Why AI Governance Cannot Be an Afterthought

Artificial intelligence has reached a level of power, scale, and influence that demands active, enforceable governance structures. Without governance, AI will drift toward automation-first models that prioritize efficiency over ethics, scale over safety, and data extraction over human dignity.

The Human Channel views governance not as external regulation imposed after the fact, but as a system design principle embedded from the beginning.


The Problems with Current AI Governance Models

  • Retrospective Enforcement
    Most governance today reacts to harm after it occurs, rather than preventing it.

  • Platform Self-Regulation
    Large platforms often serve as both operator and regulator of their own systems, creating conflicts of interest.

  • Opaque Decision-Making
    Many AI systems operate as black boxes, making it difficult to explain, audit, or correct their behavior.

  • Jurisdictional Fragmentation
    Regulatory frameworks vary across regions, creating inconsistency and loopholes in global AI deployments.


The Human Channel Governance Framework

The Human Channel embeds governance directly into its Consent-First AI architecture through the following mechanisms:

Consent as Law
Every interaction operates under explicit, enforceable consent terms that define scope, purpose, and boundaries. This creates self-governing AI contracts tied to human permission.

Machine-Readable Governance
Governance policies are encoded directly into Smart Packets, Consent Logs, and SPID Records, making rules verifiable and enforceable at machine speed.

Transparent Audit Trails
Every AI interaction generates immutable audit records that regulators, organizations, and individuals can inspect.

Global Legal Alignment
The architecture is designed to comply with emerging global regulations such as GDPR, CCPA, EU AI Act, and other privacy and AI safety frameworks.

Human Oversight
High-risk decisions remain subject to human review, ensuring that automated systems never operate without accountability.

Continuous Revocation Rights
Individuals retain the ongoing ability to revoke consent, terminate interactions, and remove access rights at any point.
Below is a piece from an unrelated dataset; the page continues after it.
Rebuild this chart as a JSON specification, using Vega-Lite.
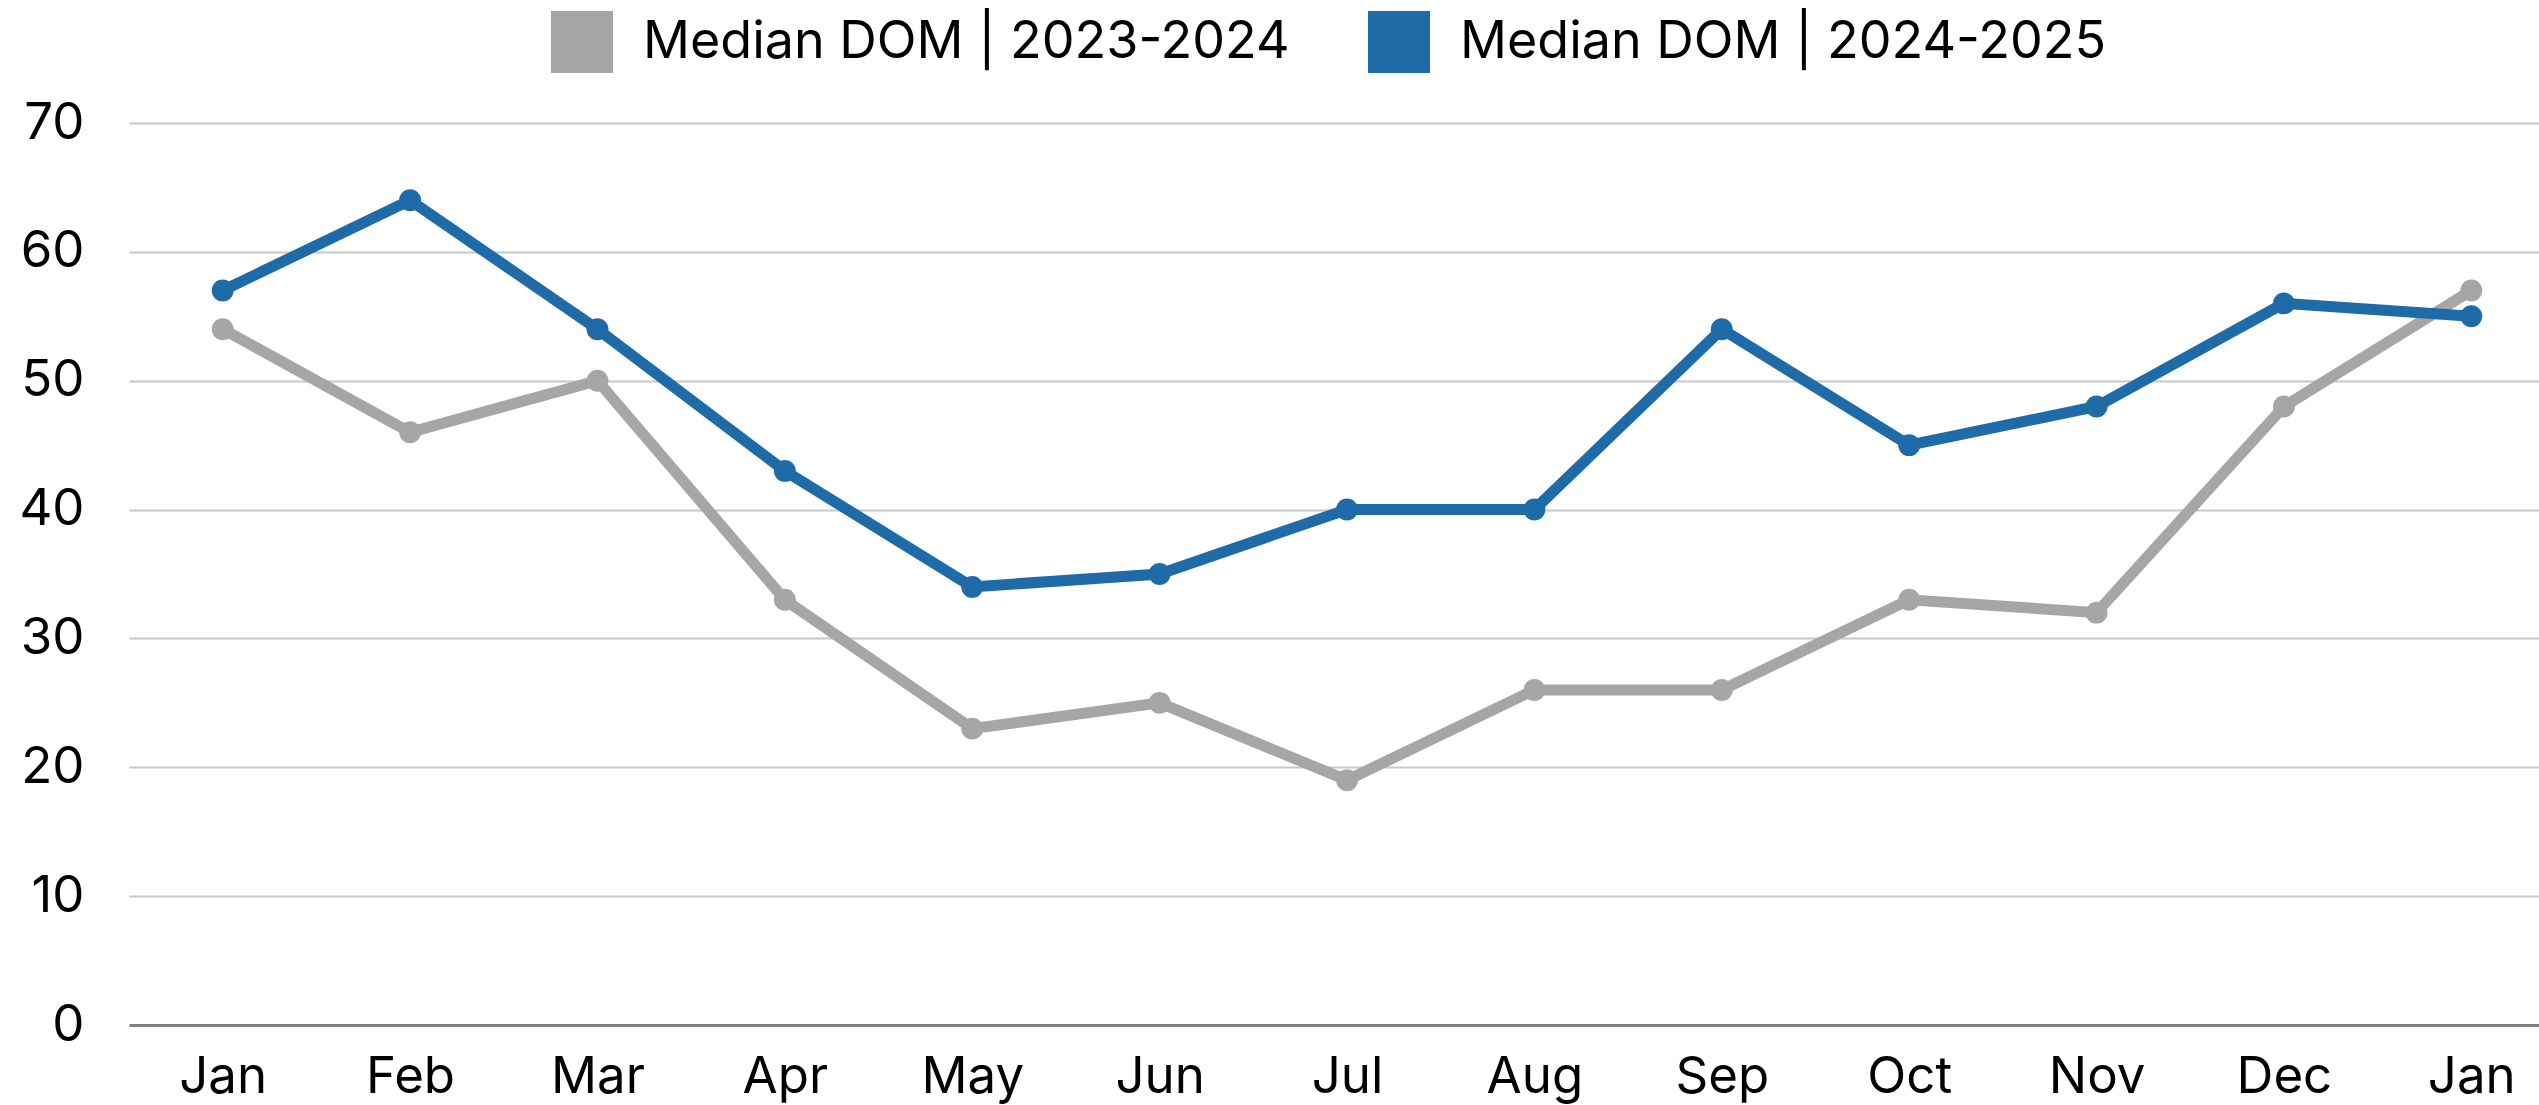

The Shift from Platform Control to Protocol Governance

The Human Channel advocates for a shift away from centralized platform governance toward decentralized, protocol-driven governance:

  • Platforms compete on service quality, not on who controls identity or data.
  • Individuals carry their consent and identity across services.
  • Governance becomes portable, enforceable, and transparent across AI ecosystems.

The Regulator’s Role

Regulators are not adversaries in this system — they are vital stakeholders. The Human Channel’s governance model is designed to:

  • Simplify regulatory audits through transparent records.
  • Reduce regulatory uncertainty for businesses.
  • Align AI deployment with long-term public trust frameworks.
  • Prevent harm before enforcement becomes necessary.

The Human Channel Commitment

The Human Channel exists to build AI systems that govern themselves responsibly, before external forces are forced to intervene. We believe that true AI governance must be:

  • Embedded at the protocol layer
  • Enforceable at machine speed
  • Transparent for regulators and the public
  • Aligned to protect human agency at every step

Without governance, AI will fail its long-term promise. With governance, AI can serve as one of humanity’s greatest amplifiers.

The Human Channel is committed to that future.